The RCN has previously said that we support the forward looking approach of Monitor in assessing risk and that looking at metrics relating to cash flow makes sense (albeit we look to others to provide financial expertise to know if the precise metrics are appropriate). We did not however agree with the Department of Health to exempt providers who deliver services that are worth less than £10 million. However this decision has already been made by the Department of Health, it is not up to Monitor to decide.

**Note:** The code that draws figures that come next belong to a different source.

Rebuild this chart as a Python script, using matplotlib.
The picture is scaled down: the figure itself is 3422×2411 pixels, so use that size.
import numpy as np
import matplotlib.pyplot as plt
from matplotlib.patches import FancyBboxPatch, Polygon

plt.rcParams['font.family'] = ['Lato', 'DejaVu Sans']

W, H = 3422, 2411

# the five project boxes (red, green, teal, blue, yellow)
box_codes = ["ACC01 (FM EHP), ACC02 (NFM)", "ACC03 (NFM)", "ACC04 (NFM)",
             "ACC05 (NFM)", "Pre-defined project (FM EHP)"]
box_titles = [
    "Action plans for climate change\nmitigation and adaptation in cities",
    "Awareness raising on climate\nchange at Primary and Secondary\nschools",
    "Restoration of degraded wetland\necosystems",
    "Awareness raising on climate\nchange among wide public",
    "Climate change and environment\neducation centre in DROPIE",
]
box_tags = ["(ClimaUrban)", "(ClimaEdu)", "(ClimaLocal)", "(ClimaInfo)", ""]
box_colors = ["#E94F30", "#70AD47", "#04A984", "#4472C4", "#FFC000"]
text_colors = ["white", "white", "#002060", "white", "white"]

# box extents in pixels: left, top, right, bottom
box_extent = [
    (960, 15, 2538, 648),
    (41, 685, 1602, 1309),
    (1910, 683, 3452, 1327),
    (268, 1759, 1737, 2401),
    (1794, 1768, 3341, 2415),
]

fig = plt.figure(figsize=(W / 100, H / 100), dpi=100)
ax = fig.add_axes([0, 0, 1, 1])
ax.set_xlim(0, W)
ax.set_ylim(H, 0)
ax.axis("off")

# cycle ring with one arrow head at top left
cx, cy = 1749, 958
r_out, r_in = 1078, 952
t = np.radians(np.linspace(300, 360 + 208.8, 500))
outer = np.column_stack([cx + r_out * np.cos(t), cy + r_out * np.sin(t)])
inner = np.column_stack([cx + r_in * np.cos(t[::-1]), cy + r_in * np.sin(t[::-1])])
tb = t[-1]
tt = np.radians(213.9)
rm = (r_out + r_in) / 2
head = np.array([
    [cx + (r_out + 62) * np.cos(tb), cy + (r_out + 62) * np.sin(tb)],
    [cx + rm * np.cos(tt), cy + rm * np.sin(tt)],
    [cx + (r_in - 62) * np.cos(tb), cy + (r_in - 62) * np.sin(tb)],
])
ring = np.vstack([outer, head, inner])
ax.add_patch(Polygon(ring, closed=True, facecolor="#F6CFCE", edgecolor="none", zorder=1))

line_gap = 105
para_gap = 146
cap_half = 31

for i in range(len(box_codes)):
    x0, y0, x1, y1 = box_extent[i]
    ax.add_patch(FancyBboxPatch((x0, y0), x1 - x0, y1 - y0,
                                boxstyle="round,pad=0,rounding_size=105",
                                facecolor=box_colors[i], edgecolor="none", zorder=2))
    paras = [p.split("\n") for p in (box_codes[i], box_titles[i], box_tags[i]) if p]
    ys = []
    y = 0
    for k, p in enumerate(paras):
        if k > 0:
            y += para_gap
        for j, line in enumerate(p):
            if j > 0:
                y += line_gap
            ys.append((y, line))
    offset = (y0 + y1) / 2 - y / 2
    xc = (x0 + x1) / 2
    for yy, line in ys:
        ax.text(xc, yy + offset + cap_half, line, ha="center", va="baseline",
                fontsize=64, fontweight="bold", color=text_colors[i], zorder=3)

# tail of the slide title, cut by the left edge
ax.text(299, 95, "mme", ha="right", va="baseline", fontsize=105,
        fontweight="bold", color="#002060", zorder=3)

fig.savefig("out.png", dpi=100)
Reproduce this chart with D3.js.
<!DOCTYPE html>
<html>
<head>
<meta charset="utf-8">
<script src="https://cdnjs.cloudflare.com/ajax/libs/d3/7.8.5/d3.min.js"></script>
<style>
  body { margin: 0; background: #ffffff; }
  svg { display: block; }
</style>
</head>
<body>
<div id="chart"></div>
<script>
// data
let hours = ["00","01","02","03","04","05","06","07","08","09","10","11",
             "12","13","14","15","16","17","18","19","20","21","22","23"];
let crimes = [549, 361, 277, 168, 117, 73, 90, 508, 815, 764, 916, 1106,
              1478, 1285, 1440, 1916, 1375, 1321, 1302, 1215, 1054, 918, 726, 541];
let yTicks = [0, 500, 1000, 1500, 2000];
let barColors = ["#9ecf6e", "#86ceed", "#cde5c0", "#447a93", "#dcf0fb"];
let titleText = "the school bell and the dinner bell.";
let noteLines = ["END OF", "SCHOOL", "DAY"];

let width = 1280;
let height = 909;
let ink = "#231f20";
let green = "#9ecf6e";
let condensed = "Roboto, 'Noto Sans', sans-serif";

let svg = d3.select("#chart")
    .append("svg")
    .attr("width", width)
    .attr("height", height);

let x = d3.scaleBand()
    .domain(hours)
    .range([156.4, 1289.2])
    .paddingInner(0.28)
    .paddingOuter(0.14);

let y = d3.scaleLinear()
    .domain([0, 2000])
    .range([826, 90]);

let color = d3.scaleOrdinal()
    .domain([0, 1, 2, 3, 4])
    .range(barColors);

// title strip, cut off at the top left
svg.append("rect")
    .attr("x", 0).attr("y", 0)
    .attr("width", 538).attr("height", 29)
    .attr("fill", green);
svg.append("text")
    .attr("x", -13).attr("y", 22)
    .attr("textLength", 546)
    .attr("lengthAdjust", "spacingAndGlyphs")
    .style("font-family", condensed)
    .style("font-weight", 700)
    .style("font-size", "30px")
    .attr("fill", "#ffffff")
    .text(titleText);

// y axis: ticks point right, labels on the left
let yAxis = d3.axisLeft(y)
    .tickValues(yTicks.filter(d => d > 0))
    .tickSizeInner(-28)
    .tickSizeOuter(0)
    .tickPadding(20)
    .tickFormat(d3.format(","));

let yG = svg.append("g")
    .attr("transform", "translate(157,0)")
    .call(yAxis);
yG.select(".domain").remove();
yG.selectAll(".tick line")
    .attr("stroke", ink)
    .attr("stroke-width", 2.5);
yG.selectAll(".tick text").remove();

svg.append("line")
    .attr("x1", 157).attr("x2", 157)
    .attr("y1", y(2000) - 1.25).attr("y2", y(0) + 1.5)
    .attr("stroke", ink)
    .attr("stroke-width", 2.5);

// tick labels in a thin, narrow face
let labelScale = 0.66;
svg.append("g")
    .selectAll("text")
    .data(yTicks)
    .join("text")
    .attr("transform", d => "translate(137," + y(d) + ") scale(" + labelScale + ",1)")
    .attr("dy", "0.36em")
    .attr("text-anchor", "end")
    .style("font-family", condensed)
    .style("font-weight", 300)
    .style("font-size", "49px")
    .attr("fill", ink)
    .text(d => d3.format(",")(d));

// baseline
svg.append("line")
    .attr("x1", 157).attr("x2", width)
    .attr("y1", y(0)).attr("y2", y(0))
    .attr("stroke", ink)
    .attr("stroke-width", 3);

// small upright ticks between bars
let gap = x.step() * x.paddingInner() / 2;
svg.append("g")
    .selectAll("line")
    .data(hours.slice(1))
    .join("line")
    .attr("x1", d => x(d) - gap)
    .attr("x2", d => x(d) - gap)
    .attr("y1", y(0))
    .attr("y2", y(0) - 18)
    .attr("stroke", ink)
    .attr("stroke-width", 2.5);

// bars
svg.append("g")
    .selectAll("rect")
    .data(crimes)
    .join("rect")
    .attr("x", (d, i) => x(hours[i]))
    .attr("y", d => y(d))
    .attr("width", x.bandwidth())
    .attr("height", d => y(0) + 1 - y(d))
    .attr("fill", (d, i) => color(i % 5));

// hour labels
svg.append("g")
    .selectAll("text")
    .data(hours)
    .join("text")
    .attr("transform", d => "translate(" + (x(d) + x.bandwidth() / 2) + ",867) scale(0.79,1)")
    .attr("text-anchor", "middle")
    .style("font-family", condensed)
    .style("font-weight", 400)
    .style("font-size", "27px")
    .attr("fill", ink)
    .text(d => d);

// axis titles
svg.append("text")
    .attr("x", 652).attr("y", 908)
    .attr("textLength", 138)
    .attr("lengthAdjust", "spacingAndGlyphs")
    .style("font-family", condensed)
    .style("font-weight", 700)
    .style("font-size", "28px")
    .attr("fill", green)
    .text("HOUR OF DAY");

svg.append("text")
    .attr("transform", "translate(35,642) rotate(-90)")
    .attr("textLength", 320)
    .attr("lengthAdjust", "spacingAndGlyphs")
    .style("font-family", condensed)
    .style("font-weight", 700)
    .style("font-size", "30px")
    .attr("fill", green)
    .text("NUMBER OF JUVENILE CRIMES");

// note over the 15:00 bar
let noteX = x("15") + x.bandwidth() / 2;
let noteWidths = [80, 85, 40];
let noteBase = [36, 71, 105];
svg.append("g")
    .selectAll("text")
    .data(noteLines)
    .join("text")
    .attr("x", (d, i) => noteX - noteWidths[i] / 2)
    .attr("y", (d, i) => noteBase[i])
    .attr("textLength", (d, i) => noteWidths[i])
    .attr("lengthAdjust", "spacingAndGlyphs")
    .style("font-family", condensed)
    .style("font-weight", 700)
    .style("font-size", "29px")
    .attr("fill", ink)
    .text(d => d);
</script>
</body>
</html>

The RCN is also aware that much rests on the performance of Commissioners for monitoring of providers to work well: if a provider delivers less than £10 million worth of NHS services it will only be scrutinised by Monitor where Commissioner(s) designate those services as being essential (technically termed Commissioner Requested Services or CRS). If they don‟t, then scrutiny for the financial health of those providers rests with the Commissioners and shareholders. That may be sufficient if the Commissioner is able to conduct scrutiny: however we are aware that Commissioners have considerable workloads and may be dealing with multiple providers, and there will be variation in their approaches to contract monitoring across the country.
The RCN also wants to ensure sufficient monitoring of both quality and finance (and we see an intrinsic link between the two – just as noted by Monitor themselves). We are therefore interested in how well Monitor and the Care Quality Commission (CQC) are working together to ensure that providers are both delivering high quality compassionate care, and are financially sound.